予想は見事に裏切られた。マザーハウス代表取締役の山口絵理子は、控えめに、そして少し緊張気味に、われわれの前に姿を現した。

 マザーハウスは、世界でも屈指の最貧国・バングラデシュでバッグを生産し、日本で販売している。会社を立ち上げたのは2006年3月。すでに、2008年のテレビ番組『情熱大陸』で紹介されたので、ご覧になった方も多いかも知れない。

やまぐち えりこ 1981年埼玉生まれ。ワシントン国際機関でのインターンを経て、バングラデシュBRAC大学院開発学部修士課程入学。現地での2年間の滞在中、日本大手商社のダッカ事務所にて、研修生を勤めながら夜間の大学院に通う。2年後、帰国しビジネスを通じた国際貢献を実践すべく株式会社マザーハウスを設立。

 予断をもたないために、この番組を見ないままインタビューに臨んだのだが、バリバリの活動家を想像していたのとは、印象はまったく異なった。ぱっと見には、頼りなげですらある。その彼女がかの国でビジネスを行っているとは、にわかには信じがたい。

 なにしろ、バングラデシュの1人当たりGDPは約620ドルで、日本の約60分の1にも満たない。
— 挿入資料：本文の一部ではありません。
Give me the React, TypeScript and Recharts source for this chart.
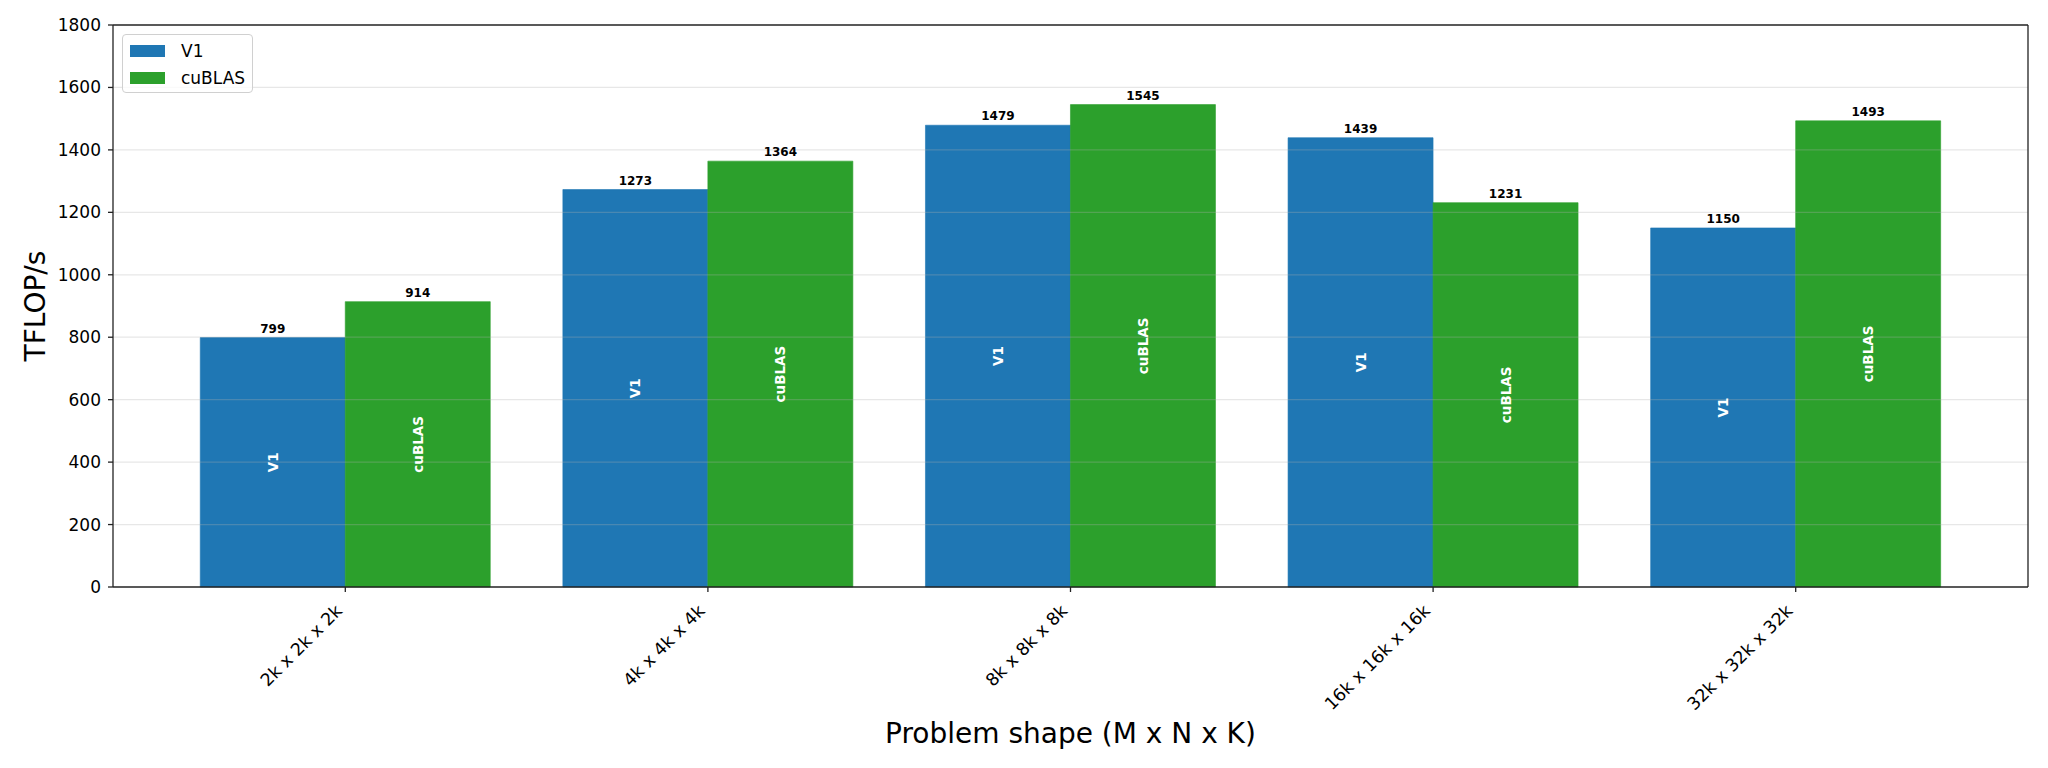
import React from 'react';
import { BarChart, Bar, XAxis, YAxis, ReferenceLine, LabelList, Legend } from 'recharts';

const categories = ['2k x 2k x 2k', '4k x 4k x 4k', '8k x 8k x 8k', '16k x 16k x 16k', '32k x 32k x 32k'];
const v1Values = [799, 1273, 1479, 1439, 1150];
const cublasValues = [914, 1364, 1545, 1231, 1493];
const yTicks = [0, 200, 400, 600, 800, 1000, 1200, 1400, 1600, 1800];
const gridValues = [200, 400, 600, 800, 1000, 1200, 1400, 1600];
const seriesNames = ['V1', 'cuBLAS'];
const seriesColors = ['#1f77b4', '#2ca02c'];

const data = categories.map((c, i) => ({ shape: c, v1: v1Values[i], cublas: cublasValues[i] }));

const FONT = '"DejaVu Sans", Verdana, sans-serif';

const getBox = (props: any) => {
  if (props && typeof props.x === 'number' && typeof props.width === 'number') return props;
  return props.viewBox || props;
};

const XTick = (props: any) => {
  const { x, y, payload } = props;
  const px = x - 2;
  const py = y + 18;
  return (
    <text
      x={px}
      y={py}
      transform={`rotate(-45 ${px} ${py})`}
      textAnchor="end"
      fontSize={17.5}
      fontFamily={FONT}
      fill="#000"
    >
      {payload.value}
    </text>
  );
};

const TopLabel = (props: any) => {
  const b = getBox(props);
  const cx = b.x + b.width / 2;
  return (
    <text x={cx} y={b.y - 5} textAnchor="middle" fontSize={12} fontWeight="bold" fontFamily={FONT} fill="#000">
      {props.value}
    </text>
  );
};

const makeInner = (name: string) => (props: any) => {
  const b = getBox(props);
  const cx = b.x + b.width / 2;
  const cy = b.y + b.height / 2;
  return (
    <text
      x={cx}
      y={cy}
      transform={`rotate(-90 ${cx} ${cy})`}
      textAnchor="middle"
      dominantBaseline="central"
      fontSize={13.5}
      fontWeight="bold"
      fontFamily={FONT}
      fill="#ffffff"
    >
      {name}
    </text>
  );
};

const YTitle = (props: any) => {
  const vb = props.viewBox || { x: 0, y: 25, width: 113, height: 562 };
  const cy = vb.y + vb.height / 2;
  const cx = 35;
  return (
    <text
      x={cx}
      y={cy}
      transform={`rotate(-90 ${cx} ${cy})`}
      textAnchor="middle"
      dominantBaseline="central"
      fontSize={28}
      fontFamily={FONT}
      fill="#000"
    >
      TFLOP/s
    </text>
  );
};

const XTitle = (props: any) => {
  const vb = props.viewBox || { x: 113, y: 587, width: 1915, height: 181 };
  const cx = vb.x + vb.width / 2;
  return (
    <text x={cx} y={743} textAnchor="middle" fontSize={28} fontFamily={FONT} fill="#000">
      Problem shape (M x N x K)
    </text>
  );
};

const LegendBox = () => (
  <div
    style={{
      width: 131,
      height: 59,
      boxSizing: 'border-box',
      border: '1px solid #d0d0d0',
      borderRadius: 4,
      background: 'rgba(255,255,255,0.8)',
      position: 'relative',
      fontFamily: FONT,
      fontSize: 17,
      color: '#000',
    }}
  >
    {seriesNames.map((n, i) => (
      <div key={n} style={{ position: 'absolute', left: 0, top: i === 0 ? 4 : 31, height: 24, width: 131 }}>
        <div
          style={{
            position: 'absolute',
            left: 7,
            top: 6,
            width: 35,
            height: 12,
            background: seriesColors[i],
          }}
        />
        <div style={{ position: 'absolute', left: 58, top: 1, lineHeight: '22px', whiteSpace: 'nowrap' }}>{n}</div>
      </div>
    ))}
  </div>
);

export default function App() {
  return (
    <div style={{ position: 'absolute', left: 0, top: 0, width: 2048, height: 768, background: '#fff' }}>
      <BarChart
        width={2048}
        height={768}
        data={data}
        margin={{ top: 24, right: 19, left: 0, bottom: 0 }}
        barCategoryGap="10%"
        barGap={0}
      >
        <XAxis
          dataKey="shape"
          height={181}
          padding={{ left: 51, right: 51 }}
          tick={<XTick />}
          tickSize={5}
          tickMargin={2}
          interval={0}
          axisLine={{ stroke: '#222', strokeWidth: 1.3 }}
          tickLine={{ stroke: '#222', strokeWidth: 1.3 }}
          label={{ content: (p: any) => <XTitle {...p} /> }}
        />
        <XAxis
          xAxisId="top"
          orientation="top"
          dataKey="shape"
          height={1}
          padding={{ left: 51, right: 51 }}
          tick={false}
          tickLine={false}
          axisLine={{ stroke: '#222', strokeWidth: 1.3 }}
        />
        <YAxis
          width={113}
          domain={[0, 1800]}
          ticks={yTicks}
          interval={0}
          tickSize={5}
          tickMargin={7}
          tick={{ fontSize: 17, fontFamily: FONT, fill: '#000' }}
          axisLine={{ stroke: '#222', strokeWidth: 1.3 }}
          tickLine={{ stroke: '#222', strokeWidth: 1.3 }}
          label={{ content: (p: any) => <YTitle {...p} /> }}
        />
        <YAxis
          yAxisId="right"
          orientation="right"
          width={1}
          domain={[0, 1800]}
          ticks={yTicks}
          tick={false}
          tickLine={false}
          axisLine={{ stroke: '#222', strokeWidth: 1.3 }}
        />
        <Legend
          layout="vertical"
          align="center"
          verticalAlign="middle"
          wrapperStyle={{ left: 122, top: 34, width: 131, height: 59 }}
          content={() => <LegendBox />}
        />
        <Bar
          dataKey="v1"
          name={seriesNames[0]}
          fill={seriesColors[0]}
          stroke={seriesColors[0]}
          strokeWidth={0.6}
          isAnimationActive={false}
        >
          <LabelList dataKey="v1" content={(p: any) => <TopLabel {...p} />} />
          <LabelList dataKey="v1" content={makeInner(seriesNames[0])} />
        </Bar>
        <Bar
          dataKey="cublas"
          name={seriesNames[1]}
          fill={seriesColors[1]}
          stroke={seriesColors[1]}
          strokeWidth={0.6}
          isAnimationActive={false}
        >
          <LabelList dataKey="cublas" content={(p: any) => <TopLabel {...p} />} />
          <LabelList dataKey="cublas" content={makeInner(seriesNames[1])} />
        </Bar>
        {gridValues.map((v) => (
          <ReferenceLine key={v} y={v} stroke="#b0b0b0" strokeOpacity={0.3} strokeWidth={1.3} />
        ))}
      </BarChart>
    </div>
  );
}
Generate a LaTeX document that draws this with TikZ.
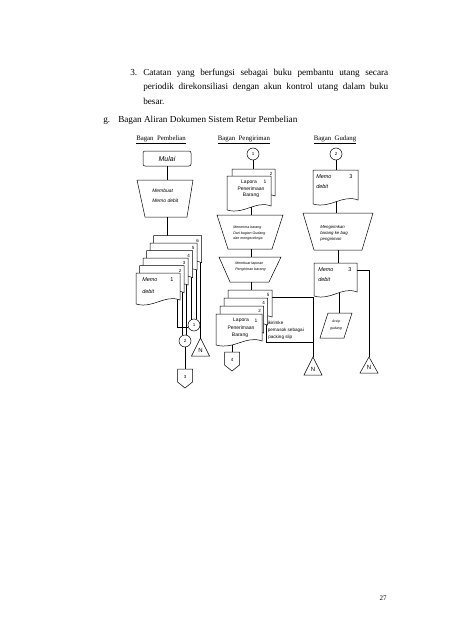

ものの本で読む限り、その貧困ぶりや社会生活は、我々の想像をはるかに超え、我々から見ればすさまじいとさえ言える。山口と話を進めていくと、社会をよくしたいという活動家的な顔と、経営者としての顔が、バランス良く同居しているのが分かってくる。第1回目は、前者の側面にスポット当ててみる。

 山口がバングラデシュに飛び込んだのは、大学4年生の時であった。

山口代表:私自身は、国際協力の中で一番興味があるのは、教育だったんですね。自分が一時期、学校に行けなかったという経験もあって、学校とか教育とかって、すごい大事だなぁって。実際、途上国って、教育の機会がすごく少ないし、本質的に教育が欠けているのは途上国じゃないかな、という気持ちがあって、大学4年生の時にアメリカの国際機関で、実際に働いてみたんです。